Every line that holds "this" should be shown.

## Supplied records:
------------------------------------

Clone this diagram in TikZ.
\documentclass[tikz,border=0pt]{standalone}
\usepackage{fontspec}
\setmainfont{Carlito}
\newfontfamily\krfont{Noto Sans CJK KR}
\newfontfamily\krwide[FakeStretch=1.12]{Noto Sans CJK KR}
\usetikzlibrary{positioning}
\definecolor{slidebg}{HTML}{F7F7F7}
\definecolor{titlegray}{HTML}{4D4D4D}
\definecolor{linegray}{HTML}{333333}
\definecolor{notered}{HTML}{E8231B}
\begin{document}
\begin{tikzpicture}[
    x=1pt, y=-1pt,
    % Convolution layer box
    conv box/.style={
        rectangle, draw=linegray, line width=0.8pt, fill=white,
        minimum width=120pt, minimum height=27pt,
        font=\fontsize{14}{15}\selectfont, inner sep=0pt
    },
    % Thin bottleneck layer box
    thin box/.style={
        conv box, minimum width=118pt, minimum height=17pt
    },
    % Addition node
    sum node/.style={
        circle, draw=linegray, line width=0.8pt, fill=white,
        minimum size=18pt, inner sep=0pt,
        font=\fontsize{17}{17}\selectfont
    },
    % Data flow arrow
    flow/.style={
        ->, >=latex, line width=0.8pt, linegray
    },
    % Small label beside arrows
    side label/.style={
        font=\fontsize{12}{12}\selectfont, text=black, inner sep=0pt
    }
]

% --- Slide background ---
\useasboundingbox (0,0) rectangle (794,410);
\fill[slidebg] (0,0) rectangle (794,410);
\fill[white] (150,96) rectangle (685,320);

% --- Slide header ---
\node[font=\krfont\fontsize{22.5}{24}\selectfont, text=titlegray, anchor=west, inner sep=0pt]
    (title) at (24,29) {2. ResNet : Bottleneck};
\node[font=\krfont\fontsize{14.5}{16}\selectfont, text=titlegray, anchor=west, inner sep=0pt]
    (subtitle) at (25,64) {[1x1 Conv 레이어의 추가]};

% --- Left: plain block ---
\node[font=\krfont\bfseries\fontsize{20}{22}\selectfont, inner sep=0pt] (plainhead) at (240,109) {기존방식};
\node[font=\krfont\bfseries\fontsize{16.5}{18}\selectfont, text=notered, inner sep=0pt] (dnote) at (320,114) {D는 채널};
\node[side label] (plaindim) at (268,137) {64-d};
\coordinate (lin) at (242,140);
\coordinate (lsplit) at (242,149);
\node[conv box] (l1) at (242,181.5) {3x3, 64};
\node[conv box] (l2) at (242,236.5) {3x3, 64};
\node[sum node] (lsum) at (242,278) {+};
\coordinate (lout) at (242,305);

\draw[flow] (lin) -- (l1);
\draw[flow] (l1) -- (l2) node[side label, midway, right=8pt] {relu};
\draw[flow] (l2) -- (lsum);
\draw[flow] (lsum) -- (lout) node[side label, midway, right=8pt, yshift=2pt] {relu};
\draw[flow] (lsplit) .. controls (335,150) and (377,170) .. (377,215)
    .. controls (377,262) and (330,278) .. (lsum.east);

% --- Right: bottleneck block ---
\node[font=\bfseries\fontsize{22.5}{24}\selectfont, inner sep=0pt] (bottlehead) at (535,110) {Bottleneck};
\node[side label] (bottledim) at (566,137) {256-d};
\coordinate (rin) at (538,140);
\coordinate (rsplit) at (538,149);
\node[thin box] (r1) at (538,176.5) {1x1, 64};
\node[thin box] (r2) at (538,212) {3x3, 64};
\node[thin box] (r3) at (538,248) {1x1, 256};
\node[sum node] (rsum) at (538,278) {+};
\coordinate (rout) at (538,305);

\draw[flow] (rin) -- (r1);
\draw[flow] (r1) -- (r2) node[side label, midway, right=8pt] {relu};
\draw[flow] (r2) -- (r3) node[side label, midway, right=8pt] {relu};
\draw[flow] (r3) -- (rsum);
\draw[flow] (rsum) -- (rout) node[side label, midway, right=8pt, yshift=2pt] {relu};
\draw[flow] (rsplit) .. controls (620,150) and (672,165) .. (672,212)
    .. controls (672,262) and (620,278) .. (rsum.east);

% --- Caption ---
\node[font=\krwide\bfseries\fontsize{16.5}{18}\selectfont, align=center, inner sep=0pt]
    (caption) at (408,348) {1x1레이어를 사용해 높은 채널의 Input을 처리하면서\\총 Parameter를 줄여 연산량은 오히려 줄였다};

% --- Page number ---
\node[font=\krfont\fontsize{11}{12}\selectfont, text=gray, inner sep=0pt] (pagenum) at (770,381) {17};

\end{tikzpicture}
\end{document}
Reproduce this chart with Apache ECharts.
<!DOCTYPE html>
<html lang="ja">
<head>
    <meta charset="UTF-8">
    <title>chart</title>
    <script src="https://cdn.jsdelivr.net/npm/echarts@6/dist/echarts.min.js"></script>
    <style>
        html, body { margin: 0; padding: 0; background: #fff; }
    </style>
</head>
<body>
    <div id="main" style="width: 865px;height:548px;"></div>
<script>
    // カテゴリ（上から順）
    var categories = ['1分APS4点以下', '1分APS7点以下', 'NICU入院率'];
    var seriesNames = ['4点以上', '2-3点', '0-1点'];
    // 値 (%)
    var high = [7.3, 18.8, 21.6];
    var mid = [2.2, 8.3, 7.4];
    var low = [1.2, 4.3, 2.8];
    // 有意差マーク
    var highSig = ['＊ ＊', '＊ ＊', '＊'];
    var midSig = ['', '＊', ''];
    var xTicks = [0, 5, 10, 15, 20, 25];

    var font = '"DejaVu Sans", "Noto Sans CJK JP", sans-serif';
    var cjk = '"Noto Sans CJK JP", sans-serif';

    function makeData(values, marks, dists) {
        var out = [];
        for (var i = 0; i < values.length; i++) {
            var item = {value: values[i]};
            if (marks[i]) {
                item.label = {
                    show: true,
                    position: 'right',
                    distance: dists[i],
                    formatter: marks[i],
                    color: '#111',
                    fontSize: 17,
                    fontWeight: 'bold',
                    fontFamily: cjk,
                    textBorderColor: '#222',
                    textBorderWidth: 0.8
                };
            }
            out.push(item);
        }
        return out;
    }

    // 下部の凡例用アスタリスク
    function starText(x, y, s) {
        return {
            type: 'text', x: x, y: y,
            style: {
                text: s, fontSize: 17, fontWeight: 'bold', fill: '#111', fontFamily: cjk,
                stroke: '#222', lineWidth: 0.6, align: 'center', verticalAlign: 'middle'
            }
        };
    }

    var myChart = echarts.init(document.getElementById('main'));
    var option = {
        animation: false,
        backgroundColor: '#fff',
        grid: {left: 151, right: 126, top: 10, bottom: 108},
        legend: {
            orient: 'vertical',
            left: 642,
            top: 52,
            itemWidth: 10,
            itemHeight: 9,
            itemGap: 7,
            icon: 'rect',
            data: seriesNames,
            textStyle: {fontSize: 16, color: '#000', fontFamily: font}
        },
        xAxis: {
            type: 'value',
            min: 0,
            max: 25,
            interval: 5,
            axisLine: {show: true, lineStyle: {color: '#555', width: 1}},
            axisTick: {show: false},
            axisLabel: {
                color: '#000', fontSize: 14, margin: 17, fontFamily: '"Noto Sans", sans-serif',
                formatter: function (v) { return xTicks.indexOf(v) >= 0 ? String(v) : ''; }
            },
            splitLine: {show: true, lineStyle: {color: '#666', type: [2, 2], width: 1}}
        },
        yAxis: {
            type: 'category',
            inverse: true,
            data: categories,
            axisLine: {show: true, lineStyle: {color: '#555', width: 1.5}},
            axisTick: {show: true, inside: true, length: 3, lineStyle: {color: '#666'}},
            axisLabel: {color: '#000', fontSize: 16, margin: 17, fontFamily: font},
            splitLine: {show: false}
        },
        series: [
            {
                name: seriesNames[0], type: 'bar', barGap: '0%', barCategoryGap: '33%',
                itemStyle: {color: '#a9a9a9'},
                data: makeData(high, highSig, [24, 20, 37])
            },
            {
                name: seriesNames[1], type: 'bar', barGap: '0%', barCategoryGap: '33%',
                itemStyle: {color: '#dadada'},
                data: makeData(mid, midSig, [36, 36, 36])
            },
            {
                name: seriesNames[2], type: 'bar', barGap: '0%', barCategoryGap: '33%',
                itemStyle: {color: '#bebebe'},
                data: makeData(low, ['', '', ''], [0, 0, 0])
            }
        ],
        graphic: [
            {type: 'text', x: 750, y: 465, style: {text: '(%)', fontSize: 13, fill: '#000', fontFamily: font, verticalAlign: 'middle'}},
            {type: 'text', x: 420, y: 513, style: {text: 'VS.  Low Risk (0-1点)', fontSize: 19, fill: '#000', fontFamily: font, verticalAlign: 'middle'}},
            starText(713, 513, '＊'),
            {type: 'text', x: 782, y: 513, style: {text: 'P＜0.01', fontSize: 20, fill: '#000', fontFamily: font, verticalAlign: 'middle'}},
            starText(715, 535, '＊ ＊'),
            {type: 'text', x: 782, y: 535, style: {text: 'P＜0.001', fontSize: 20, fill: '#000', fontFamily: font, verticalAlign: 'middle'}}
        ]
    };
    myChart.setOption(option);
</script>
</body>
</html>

------------------------------------

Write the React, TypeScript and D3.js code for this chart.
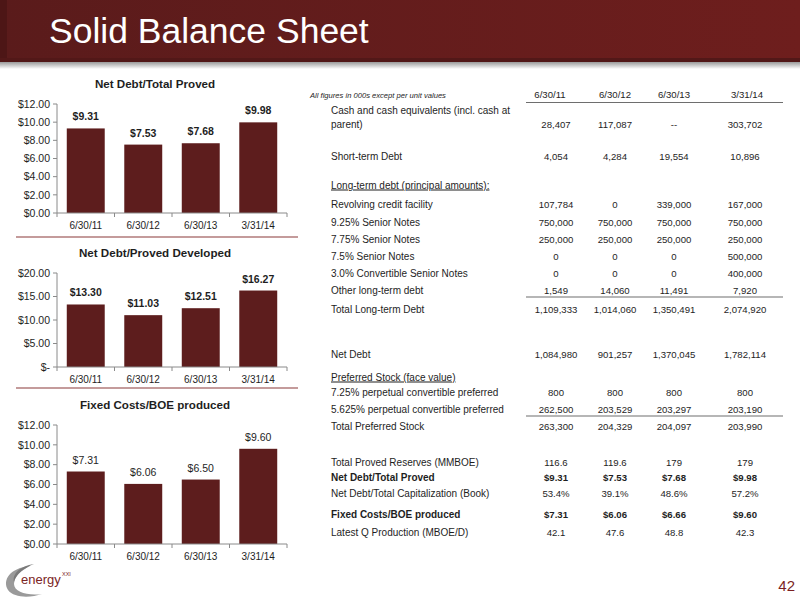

------------------------------------

## Expected answer:
Clone this diagram in TikZ.
Reproduce this chart with Apache ECharts.
Write the React, TypeScript and D3.js code for this chart.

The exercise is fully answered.